The unemployment rate fell to 8.3%, the lowest rate since February 2009, from 8.5% the month prior.

"This is unquestionably a positive report in nearly every way," Dan Greenhaus, chief global strategist at BTIG, wrote in an e-mail to clients.

The labor market has been slowly recovering after being thrashed during the financial crisis. The unemployment rate peaked in October 2009 at 10% and policymakers from across the board have said they are frustrated with the rate of improvement. Indeed, speaking before a the House Budget Committee on Thursday, Federal Reserve Chairman Ben Bernanke described the central bank's dissatisfaction with the progress. The Fed has pushed down hard on the economic accelerator, knocking interest rates down to historic lows, unleashing two rounds of enormous asset buying and taking other, more technical, measures.

"An easy argument could be made that monetary policy, which has been extraordinarily accommodative, is beginning to show through in the broad economic data," Greenhaus wrote.
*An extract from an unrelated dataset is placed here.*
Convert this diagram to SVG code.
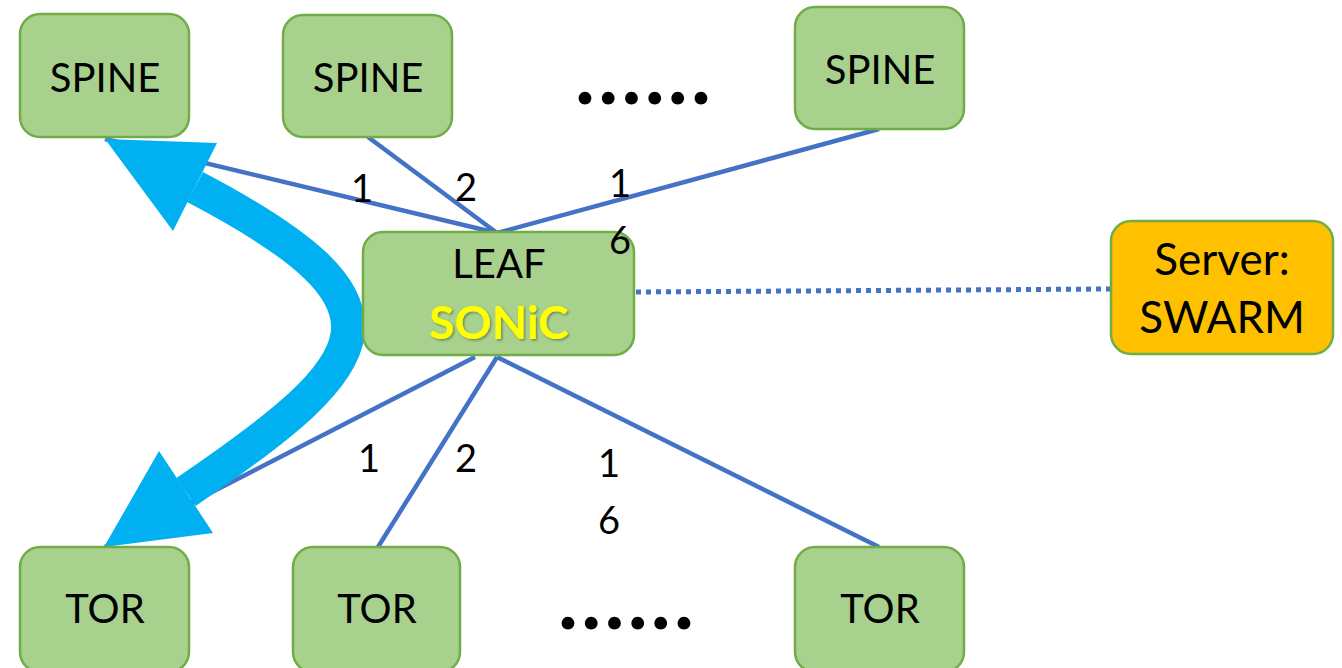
<svg xmlns="http://www.w3.org/2000/svg" width="1342" height="668" viewBox="0 0 1342 668">
<defs>
<style>
.node{fill:#A9D18E;stroke:#70AD47;stroke-width:2.5}
.srv{fill:#FFC000;stroke:#70AD47;stroke-width:2.5}
.t{font-family:Lato,"Open Sans","Liberation Sans",sans-serif;font-size:40px;fill:#000;text-anchor:middle}
.s{font-family:Lato,"Open Sans","Liberation Sans",sans-serif;font-size:44px;fill:#000;text-anchor:middle}
.n{font-family:Lato,"Open Sans","Liberation Sans",sans-serif;font-size:38px;fill:#000;text-anchor:middle}
.dots{font-family:Lato,"Liberation Sans",sans-serif;font-size:84px;font-weight:bold;fill:#000}
.ln{stroke:#4472C4;stroke-width:4.5;fill:none}
</style>
<filter id="sh" x="-10%" y="-10%" width="120%" height="130%"><feDropShadow dx="1.5" dy="1.5" stdDeviation="1" flood-color="#000" flood-opacity="0.35"/></filter>
</defs>
<rect width="1342" height="668" fill="#fff"/>
<g id="connectors">
<line class="ln" x1="105" y1="139" x2="497" y2="233"/>
<line class="ln" x1="368" y1="137" x2="497" y2="233"/>
<line class="ln" x1="879" y1="129" x2="497" y2="233"/>
<line class="ln" x1="475" y1="357" x2="105" y2="547"/>
<line class="ln" x1="497" y1="357" x2="378" y2="547"/>
<line class="ln" x1="497" y1="357" x2="879" y2="547"/>
<line x1="636" y1="292" x2="1110" y2="289" stroke="#4472C4" stroke-width="5" stroke-dasharray="5 5"/>
</g>
<g id="flow-arrow" fill="#00B0F0">
<path d="M195,187 C420,305 380,360 186,492" stroke="#00B0F0" stroke-width="34" fill="none"/>
<polygon points="105,139 217,143 173,231"/>
<polygon points="104,547 159,451 213,533"/>
</g>
<g id="spine1"><rect class="node" x="20" y="14" width="169" height="123" rx="20"/><text class="t" x="105" y="92">SPINE</text></g>
<g id="spine2"><rect class="node" x="283" y="15" width="169" height="122" rx="20"/><text class="t" x="368" y="92">SPINE</text></g>
<g id="spine3"><rect class="node" x="795" y="7" width="169" height="122" rx="20"/><text class="t" x="880" y="84">SPINE</text></g>
<g id="leaf"><rect class="node" x="363" y="232" width="271" height="123" rx="20"/><text class="t" x="499" y="278">LEAF</text><text x="499" y="339" text-anchor="middle" font-family="Lato,'Open Sans','Liberation Sans',sans-serif" font-size="46" font-weight="bold" fill="#FFFF00" filter="url(#sh)">SONiC</text></g>
<g id="server"><rect class="srv" x="1111" y="221" width="222" height="133" rx="20"/><text class="s" x="1222" y="275">Server:</text><text class="s" x="1222" y="333">SWARM</text></g>
<g id="tor1"><rect class="node" x="20" y="547" width="169" height="125" rx="20"/><text class="t" x="105" y="623">TOR</text></g>
<g id="tor2"><rect class="node" x="293" y="547" width="167" height="125" rx="20"/><text class="t" x="377" y="623">TOR</text></g>
<g id="tor3"><rect class="node" x="795" y="547" width="169" height="125" rx="20"/><text class="t" x="880" y="623">TOR</text></g>
<g id="labels">
<text class="n" x="362" y="202">1</text>
<text class="n" x="466" y="201">2</text>
<text class="n" x="620" y="197">1</text>
<text class="n" x="620" y="254">6</text>
<text class="n" x="369" y="472">1</text>
<text class="n" x="466" y="472">2</text>
<text class="n" x="609" y="477">1</text>
<text class="n" x="609" y="534">6</text>
<text class="dots" x="575" y="104" textLength="136" lengthAdjust="spacing">......</text>
<text class="dots" x="558" y="629" textLength="136" lengthAdjust="spacing">......</text>
</g>
</svg>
In fact, fed fund futures, which are a gauge of public expectations of the Fed's moves, show a 64% chance of a 0.5-percentage point hike in mid-2014, up from a 46% chance before the data, according to Dow Jones Newswires. The Fed has previously said it will hold rates at extraordinarily low levels until 2014.
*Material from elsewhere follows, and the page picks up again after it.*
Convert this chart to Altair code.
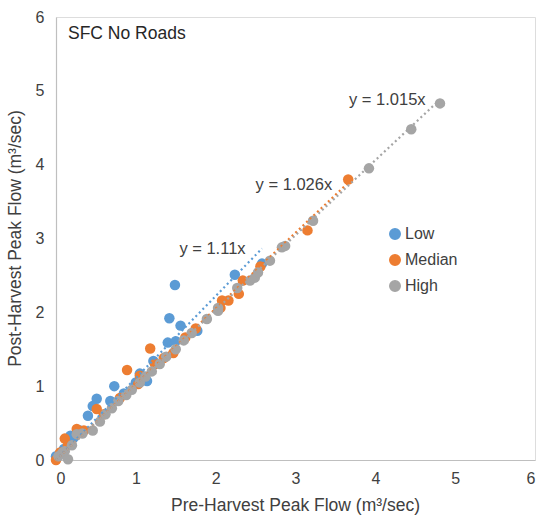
import altair as alt
import pandas as pd

# Peak flow pairs (m³/sec): pre-harvest vs post-harvest, per flow class
low_pre = [0.0, 0.05, 0.10, 0.18, 0.22, 0.30, 0.40, 0.46, 0.51, 0.68, 0.73, 0.85,
           1.00, 1.05, 1.14, 1.22, 1.40, 1.42, 1.49, 1.50, 1.56, 1.77, 2.24, 2.58]
low_post = [0.05, 0.08, 0.15, 0.33, 0.30, 0.40, 0.60, 0.73, 0.83, 0.80, 1.00, 0.90,
            1.05, 1.17, 1.07, 1.34, 1.59, 1.92, 2.37, 1.61, 1.82, 1.75, 2.51, 2.66]

median_pre = [0.0, 0.05, 0.11, 0.15, 0.26, 0.35, 0.51, 0.60, 0.80, 0.89, 1.03, 1.05, 1.18,
              1.24, 1.35, 1.47, 1.62, 1.75, 2.06, 2.08, 2.16, 2.29, 2.34, 2.56, 3.15, 3.66]
median_post = [0.0, 0.10, 0.29, 0.20, 0.42, 0.40, 0.69, 0.62, 0.84, 1.22, 1.03, 1.14, 1.51,
               1.30, 1.38, 1.45, 1.66, 1.78, 2.06, 2.16, 2.16, 2.25, 2.43, 2.62, 3.11, 3.80]

high_pre = [0.03, 0.08, 0.11, 0.15, 0.20, 0.26, 0.33, 0.46, 0.55, 0.62, 0.70, 0.78, 0.88,
            0.95, 1.05, 1.12, 1.20, 1.30, 1.38, 1.50, 1.60, 1.70, 1.89, 2.03, 2.03, 2.27,
            2.43, 2.49, 2.53, 2.68, 2.83, 2.87, 3.22, 3.92, 4.45, 4.81]
high_post = [0.05, 0.10, 0.12, 0.01, 0.20, 0.35, 0.36, 0.40, 0.52, 0.62, 0.70, 0.80, 0.88,
             0.95, 1.05, 1.13, 1.20, 1.30, 1.40, 1.50, 1.62, 1.72, 1.91, 2.02, 2.06, 2.33,
             2.43, 2.47, 2.54, 2.70, 2.88, 2.90, 3.24, 3.95, 4.48, 4.83]

series = ["Low", "Median", "High"]
colors = ["#5B9BD5", "#ED7D31", "#A5A5A5"]
slopes = [1.11, 1.026, 1.015]
eq_labels = ["y = 1.11x", "y = 1.026x", "y = 1.015x"]
# label anchor points (data units)
eq_x = [1.96, 2.98, 4.15]
eq_y = [2.86, 3.72, 4.87]

pre = [low_pre, median_pre, high_pre]
post = [low_post, median_post, high_post]

points = pd.DataFrame(
    [{"series": s, "pre": x, "post": y}
     for s, xs, ys in zip(series, pre, post) for x, y in zip(xs, ys)]
)
points["order"] = points["series"].map({s: i for i, s in enumerate(series)})

# zero-intercept trendlines spanning each series' range
trend = pd.DataFrame(
    [{"series": s, "pre": x, "post": k * x}
     for s, k, xs in zip(series, slopes, pre) for x in (0.0, max(xs))]
)
labels = pd.DataFrame({"series": series, "label": eq_labels, "x": eq_x, "y": eq_y})

font = "Liberation Sans"
txt = "#404040"

xscale = alt.Scale(domain=[0, 6], nice=False, zero=True)
yscale = alt.Scale(domain=[0, 6], nice=False, zero=True)
cscale = alt.Scale(domain=series, range=colors)

x_axis = alt.Axis(
    title="Pre-Harvest Peak Flow (m³/sec)", values=[0, 1, 2, 3, 4, 5, 6], format="d",
    grid=False, ticks=False, domainColor="#BFBFBF", domainWidth=1.2,
    labelFont=font, labelFontSize=16, labelColor=txt, labelPadding=10,
    titleFont=font, titleFontSize=17.5, titleFontWeight="normal", titleColor=txt,
    titleX=239, titleY=45, titleBaseline="middle",
)
y_axis = alt.Axis(
    title="Post-Harvest Peak Flow (m³/sec)", values=[0, 1, 2, 3, 4, 5, 6], format="d",
    grid=False, ticks=False, domainColor="#BFBFBF", domainWidth=1.2,
    labelFont=font, labelFontSize=16, labelColor=txt, labelPadding=12,
    titleFont=font, titleFontSize=17.5, titleFontWeight="normal", titleColor=txt,
    titleX=-41, titleY=221, titleAngle=-90, titleBaseline="middle",
)

pts = alt.Chart(points).mark_circle(size=110, opacity=1).encode(
    x=alt.X("pre:Q", scale=xscale, axis=x_axis),
    y=alt.Y("post:Q", scale=yscale, axis=y_axis),
    color=alt.Color(
        "series:N", scale=cscale,
        legend=alt.Legend(
            title=None, orient="none", legendX=331, legendY=209,
            symbolType="circle", symbolSize=110, labelFont=font, labelFontSize=16,
            labelColor=txt, rowPadding=8, labelOffset=2, padding=0,
        ),
    ),
    order=alt.Order("order:Q"),
)

lines = alt.Chart(trend).mark_line(strokeWidth=2.2, strokeDash=[2, 3]).encode(
    x=alt.X("pre:Q", scale=xscale),
    y=alt.Y("post:Q", scale=yscale),
    color=alt.Color("series:N", scale=cscale, legend=None),
    detail="series:N",
)

eqs = alt.Chart(labels).mark_text(font=font, fontSize=16.5, color=txt).encode(
    x=alt.X("x:Q", scale=xscale),
    y=alt.Y("y:Q", scale=yscale),
    text="label:N",
)

panel_title = alt.Chart(pd.DataFrame({"t": ["SFC No Roads"], "x": [0.15], "y": [5.77]})).mark_text(
    font=font, fontSize=17.5, color="#262626", align="left", baseline="middle"
).encode(
    x=alt.X("x:Q", scale=xscale),
    y=alt.Y("y:Q", scale=yscale),
    text="t:N",
)

chart = alt.layer(pts, lines, eqs, panel_title).properties(
    width=479, height=443,
    autosize=alt.AutoSizeParams(type="none"),
    padding={"left": 56, "top": 17, "right": 6, "bottom": 61},
).configure_view(stroke=None).configure(background="white")

chart.save("out.html", embed_options={"renderer": "svg", "actions": False})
Two other economic releases are on tap for later in the morning. The private sector may have expanded in January, economists said ahead of the 10:00 a.m. report from the Institute for Supply Management. A separate report at the same time from the Commerce Department is forecast to show factory orders jumped 1.5% in December from the month prior.

Manufacturing in Great Britain unexpectedly picked up steam in January from December. The country's PMI gauge rose to 56 from 54, compared to expectations of 53.5.

The report "has buoyed hopes that the U.K. will skirt around another recession," David Jones, chief market strategist at London-based IG Index wrote in an e-mail. The European country, while not a member of the euro currency bloc, has still been weighed down by the continent's debt crisis.

The euro gained 0.15% to $1.3164, while the U.S. dollar fell 0.08% against a basket of six world currencies tracked by the dollar index.

Commodities markets were mixed. The benchmark crude oil contract traded in New York rose 52 cents, or 0.51%, to $96.86 a barrel. Wholesale RBOB gasoline jumped 1.2% to $2.904 a gallon.

In metals, gold fell $6.30, or 0.36%, to $1,753 a troy ounce.

Foreign Markets

European blue chips climbed 1%, the English FTSE 100 rose 1.4% to 5,875 and the German DAX gained 1.5% to 6,757.

In Asia, the Japanese Nikkei 225 slipped 0.51% to 8,832 and the Chinese Hang Seng rose 0.08% to 20,757.